Bill in Parliament likely this week to repeal obsolete laws
Government is set to bring a new bill in Parliament this week to repeal another set of obsolete laws, including Railways Appropriation Acts, which have outlived their utility.
New Delhi: Government is set to bring a new bill in Parliament this week to repeal another set of obsolete laws, including Railways Appropriation Acts, which have outlived their utility.
The Law Ministry has already identified 892 Appropriation Acts of the Finance Ministry and the Railway Ministry which can be repealed.
While the Railway Ministry has given a go-ahead to the Law Ministry to repeal its set of old Appropriation Acts, the Finance Ministry is in the process of taking a call on the issue.
A large number of Appropriation Acts passed in the past several years have lost their meaning but these are still shown on statue books. Appropriation Acts are intended to operate for a limited period of time -- authorising expenditures for the duration of one financial year, the Law Commission has said.
Though these Acts are not usually included in any list of Central Acts, either by the Law Ministry, or elsewhere, these laws still technically remain in the books.
In its recent report to the government, the Law Commission had also recommended repeal of Appropriation Acts.
"It must be emphasised that repealing Appropriation Acts whose terms have ended will in no way cause any negative impact on actions that were validly taken under these Acts. It will, however, serve the purpose of clearing the statute books and reducing the burden," the panel had said in a report.
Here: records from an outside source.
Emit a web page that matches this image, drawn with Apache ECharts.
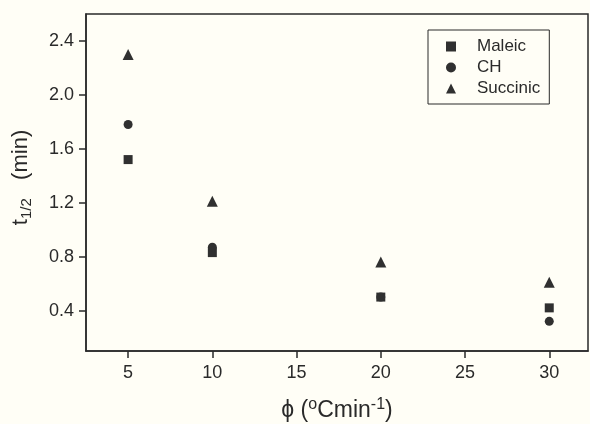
<!DOCTYPE html>
<html>
<head>
<meta charset="utf-8">
<script src="https://cdn.jsdelivr.net/npm/echarts@6/dist/echarts.min.js"></script>
<style>
  html, body { margin: 0; padding: 0; background: #fffef6; }
  #chart { width: 590px; height: 424px; }
</style>
</head>
<body>
<div id="chart"></div>
<script>
// Heating rate (°C/min) and half-time values for each acid
const rates = [5, 10, 20, 30];
const maleic = [1.52, 0.83, 0.50, 0.42];
const ch = [1.78, 0.87, 0.50, 0.32];
const succinic = [2.30, 1.21, 0.76, 0.61];

const xTicks = [5, 10, 15, 20, 25, 30];
const yTicks = [0.4, 0.8, 1.2, 1.6, 2.0, 2.4];

const FONT = '"Liberation Sans", Arial, sans-serif';
const INK = '#2a2a2a';
const MARK = { color: '#303030', opacity: 1 };

function pairs(vals) {
  return rates.map((r, i) => [r, vals[i]]);
}

const chart = echarts.init(document.getElementById('chart'));
chart.setOption({
  backgroundColor: '#fffef6',
  animation: false,
  grid: {
    left: 86, right: 2, top: 14, bottom: 73,
    containLabel: false, outerBoundsMode: 'none',
    show: true, borderColor: INK, borderWidth: 1.5, backgroundColor: 'transparent'
  },
  legend: {
    left: 428, top: 30, orient: 'vertical',
    borderColor: INK, borderWidth: 1,
    padding: [8, 9, 7, 18],
    itemWidth: 10, itemHeight: 10, itemGap: 4,
    textStyle: { fontFamily: FONT, fontSize: 17, color: INK, padding: [0, 0, 0, 16] },
    data: ['Maleic', 'CH', 'Succinic']
  },
  xAxis: {
    type: 'value', min: 2.5, max: 32.3,
    axisLine: { lineStyle: { color: INK, width: 1.5 } },
    axisTick: { show: true, inside: false, length: 7, customValues: xTicks, lineStyle: { color: INK, width: 1.5 } },
    axisLabel: { customValues: xTicks, margin: 13, fontFamily: FONT, fontSize: 18, color: INK },
    splitLine: { show: false },
    name: '{a|ϕ (}{s|o}{a|Cmin}{s|-1}{a|)}',
    nameLocation: 'middle', nameGap: 46,
    nameTextStyle: {
      rich: {
        a: { fontFamily: FONT, fontSize: 23, color: INK, lineHeight: 28 },
        s: { fontFamily: FONT, fontSize: 16, color: INK, verticalAlign: 'top', lineHeight: 9 }
      }
    }
  },
  yAxis: {
    type: 'value', min: 0.1, max: 2.6,
    axisLine: { show: true, lineStyle: { color: INK, width: 1.5 } },
    axisTick: { show: true, inside: false, length: 7, customValues: yTicks, lineStyle: { color: INK, width: 1.5 } },
    axisLabel: {
      customValues: yTicks, margin: 12, fontFamily: FONT, fontSize: 18, color: INK,
      formatter: v => v.toFixed(1)
    },
    splitLine: { show: false },
    name: '{a|t}{s|1/2}{a|   (min)}',
    nameLocation: 'middle', nameGap: 52,
    nameTextStyle: {
      padding: [0, 0, 0, 10],
      rich: {
        a: { fontFamily: FONT, fontSize: 22, color: INK, lineHeight: 26 },
        s: { fontFamily: FONT, fontSize: 15, color: INK, verticalAlign: 'bottom', lineHeight: 14 }
      }
    }
  },
  series: [
    { name: 'Maleic', type: 'scatter', symbol: 'rect', symbolSize: 9, itemStyle: MARK, data: pairs(maleic) },
    { name: 'CH', type: 'scatter', symbol: 'circle', symbolSize: 9, itemStyle: MARK, data: pairs(ch) },
    { name: 'Succinic', type: 'scatter', symbol: 'triangle', symbolSize: 11, itemStyle: MARK, data: pairs(succinic) }
  ]
});
</script>
</body>
</html>
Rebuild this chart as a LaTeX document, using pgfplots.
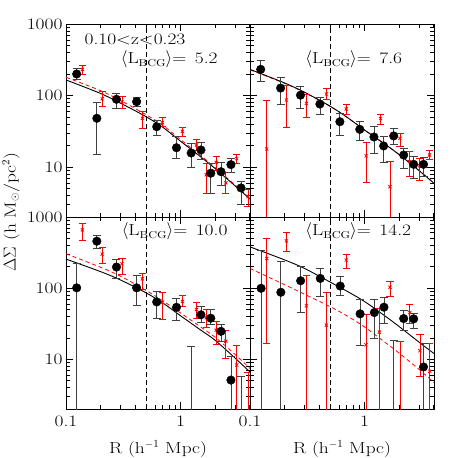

Mechanisms exist in many other countries to systematically remove Appropriation Acts that have served their purpose. But in India no such mechanism is in place and Appropriation Acts continue to sit on statute books, the report had pointed out.
During the monsoon session of parliament, a bill was introduced to repeal 36 Acts. The bill, pending with a Parliamentary standing committee, seeks to remove certain Amendment Acts and Principal Acts from the statute books as they have outlived their utility.
This is the first time since 2001 that such an exercise is being undertaken by the Law Ministry.
The decision is in tune with Prime Minister Narendra Modi's agenda to do away with archaic laws hindering efficient governance.